According to the lawsuit, a wallet allegedly connected to Jane Street withdrew roughly $85 million in UST from the same pool within about 10 minutes of Terraform’s withdrawal.

The complaint argues that the timing suggests Jane Street may have had advance knowledge of the liquidity change.

If true, that knowledge could have allowed the firm to exit positions before the market collapse began.


The Insider Trading Allegations

The lawsuit filed on February 23, 2026 in the U.S. District Court for the Southern District of New York claims that Jane Street used insider knowledge related to the Terra ecosystem.

According to the complaint:

  • A Jane Street trader allegedly communicated privately with Terraform insiders

  • The firm learned about upcoming liquidity changes in advance

  • Jane Street exited large positions before the collapse

The lawsuit claims this allowed the firm to avoid more than $200 million in potential losses.

Meanwhile the broader crypto market experienced one of its most devastating crashes.

Jane Street has strongly denied the allegations and described the lawsuit as a “desperate attempt” to recover losses.

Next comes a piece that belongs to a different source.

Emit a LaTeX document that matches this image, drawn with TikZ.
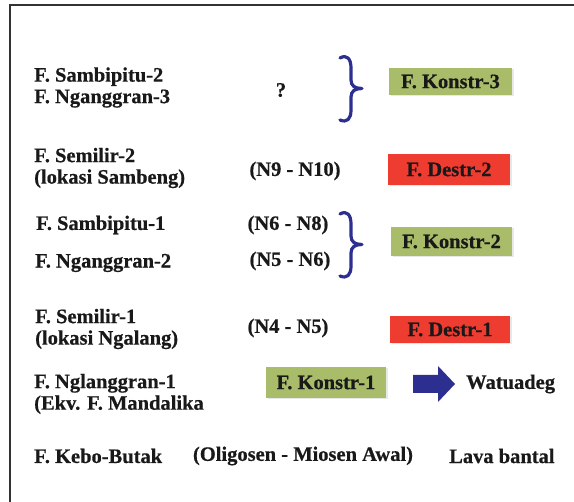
\documentclass[tikz,border=0pt]{standalone}
\usepackage{fontspec}
\setmainfont{Liberation Serif}[BoldFeatures={FakeBold=0.6}]
\usetikzlibrary{shadows}
\definecolor{kgreen}{RGB}{168,188,106}
\definecolor{dred}{RGB}{238,60,48}
\definecolor{bblue}{RGB}{44,46,144}
\definecolor{frame}{RGB}{50,50,50}
\definecolor{tx}{RGB}{25,25,25}
\begin{document}
\begin{tikzpicture}[x=1pt,y=-1pt,
  txt/.style={font=\fontsize{20.5}{21.5}\selectfont\bfseries, text=tx, inner sep=0pt, align=left},
  boxk/.style={fill=kgreen, inner sep=0pt, font=\fontsize{20.5}{21.5}\selectfont\bfseries, text=tx,
    drop shadow={opacity=0.18, shadow xshift=1.5pt, shadow yshift=-1.5pt}},
  boxd/.style={boxk, fill=dred},
  bracestyle/.style={draw=bblue, line width=3.2pt, line cap=round, line join=round}]
\useasboundingbox (0,0) rectangle (574,502);
% frame
\draw[frame, line width=2pt] (574,5) -- (10,5) -- (10,502);

% left column
\node[txt, anchor=west] (s2) at (34,87.5) {F. Sambipitu-2\\F. Nganggran-3};
\node[txt, anchor=west] (sm2) at (34,168) {F. Semilir-2\\(lokasi Sambeng)};
\node[txt, anchor=west] (s1) at (36,225) {F. Sambipitu-1};
\node[txt, anchor=west] (n2) at (35,263) {F. Nganggran-2};
\node[txt, anchor=west] (sm1) at (35,329) {F. Semilir-1\\(lokasi Ngalang)};
\node[txt, anchor=west] (n1) at (34,394) {F. Nglanggran-1\\(Ekv. F. Mandalika};
\node[txt, anchor=west] (kb) at (34,456) {F. Kebo-Butak};

% middle column
\node[txt] (q) at (281,90) {?};
\node[txt] (n910) at (295,171) {(N9 - N10)};
\node[txt] (n68) at (288,225) {(N6 - N8)};
\node[txt] (n56) at (290,261) {(N5 - N6)};
\node[txt] (n45) at (288,328) {(N4 - N5)};
\node[txt] (olig) at (303,456) {(Oligosen - Miosen Awal)};

% boxes
\node[boxk, minimum width=123pt, minimum height=27pt] (k3) at (450.5,81.5) {F. Konstr-3};
\node[boxd, minimum width=122pt, minimum height=31pt] (d2) at (449,169.5) {F. Destr-2};
\node[boxk, minimum width=121pt, minimum height=29pt] (k2) at (451.5,241.5) {F. Konstr-2};
\node[boxd, minimum width=120pt, minimum height=27pt] (d1) at (450,329.5) {F. Destr-1};
\node[boxk, minimum width=120pt, minimum height=31pt] (k1) at (326,382.5) {F. Konstr-1};

% right texts
\node[txt, anchor=west] (wat) at (466,384) {Watuadeg};
\node[txt, anchor=west] (lava) at (449,456) {Lava bantal};

% braces
\draw[bracestyle] (340,58) .. controls (347,54) and (351,59) .. (351,68) -- (351,80)
  .. controls (351,86) and (355,88.5) .. (362,88.5)
  .. controls (355,88.5) and (351,91) .. (351,97) -- (351,110)
  .. controls (351,119) and (347,123) .. (340,120);
\draw[bracestyle] (340,214) .. controls (347,210) and (351,215) .. (351,224) -- (351,236)
  .. controls (351,242) and (355,244.5) .. (362,244.5)
  .. controls (355,244.5) and (351,247) .. (351,253) -- (351,266)
  .. controls (351,275) and (347,279) .. (340,276);

% block arrow
\fill[bblue] (413,375) -- (438,375) -- (438,366) -- (455,384) -- (438,402) -- (438,393) -- (413,393) -- cycle;
\end{tikzpicture}
\end{document}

The claims have not been proven in court.


Terraform’s Role in the Collapse

The Terra ecosystem was ultimately brought down by design flaws and management decisions.

Terraform founder Do Kwon later pleaded guilty to fraud charges.

He was sentenced to 15 years in prison, and Terraform agreed to pay $4.47 billion in penalties.

That criminal case focused on misleading investors about how Terra’s algorithmic stablecoin worked.

The lawsuit against Jane Street is separate.

It argues that while Terraform created the conditions for collapse, others may have used insider information to protect themselves or profit during the meltdown.

Both things could theoretically be true.


Why This Lawsuit Matters for Crypto Markets

The case highlights a deeper issue that many crypto investors overlook.

Crypto markets do not operate in isolation anymore.

Over the past decade, traditional financial firms have entered the ecosystem in increasing numbers.

These firms bring:

  • sophisticated trading algorithms

  • advanced market data

  • complex derivatives strategies

  • regulatory advantages

Retail investors rarely see these dynamics.

But they shape market behavior in powerful ways.

The Terra collapse illustrates how fragile crypto systems can become when complex financial incentives interact with algorithmic mechanisms.


The Institutionalization of Crypto

When Bitcoin was created, the goal was to remove financial intermediaries.

Crypto was supposed to be an alternative to the traditional financial system.

But as institutional investors entered the market, crypto increasingly adopted the same financial structures found in traditional markets.

That includes:

  • derivatives markets

  • market makers

  • high-frequency trading firms

  • large institutional liquidity providers

These participants bring capital and liquidity.

They also introduce new forms of market complexity.


What Retail Investors Should Learn From the Terra Collapse

The Terra meltdown offers several lessons for crypto investors.

Understand structural risk

Crypto systems often rely on complex incentives and liquidity structures.

If those structures fail, price collapses can happen very quickly.


Be cautious with algorithmic stablecoins

Stablecoins backed by algorithms rather than real reserves carry significant structural risk.

The Terra collapse demonstrated how quickly these systems can unravel.


Recognize institutional advantages

Large trading firms operate with tools, information, and capital that retail investors do not have.

Understanding that imbalance is critical when evaluating risk.


The Bigger Lesson

The significance of the Jane Street lawsuit isn’t just whether the allegations are proven.

It’s what the situation reveals about modern financial markets.

Crypto was supposed to eliminate the structural advantages that dominate traditional finance.

But as institutional money entered the ecosystem, many of those same dynamics returned.

For retail investors, the best protection is not hype or speculation.

It’s understanding how the market actually works.


This article discusses publicly reported allegations and legal filings. None of the claims referenced have been proven in court.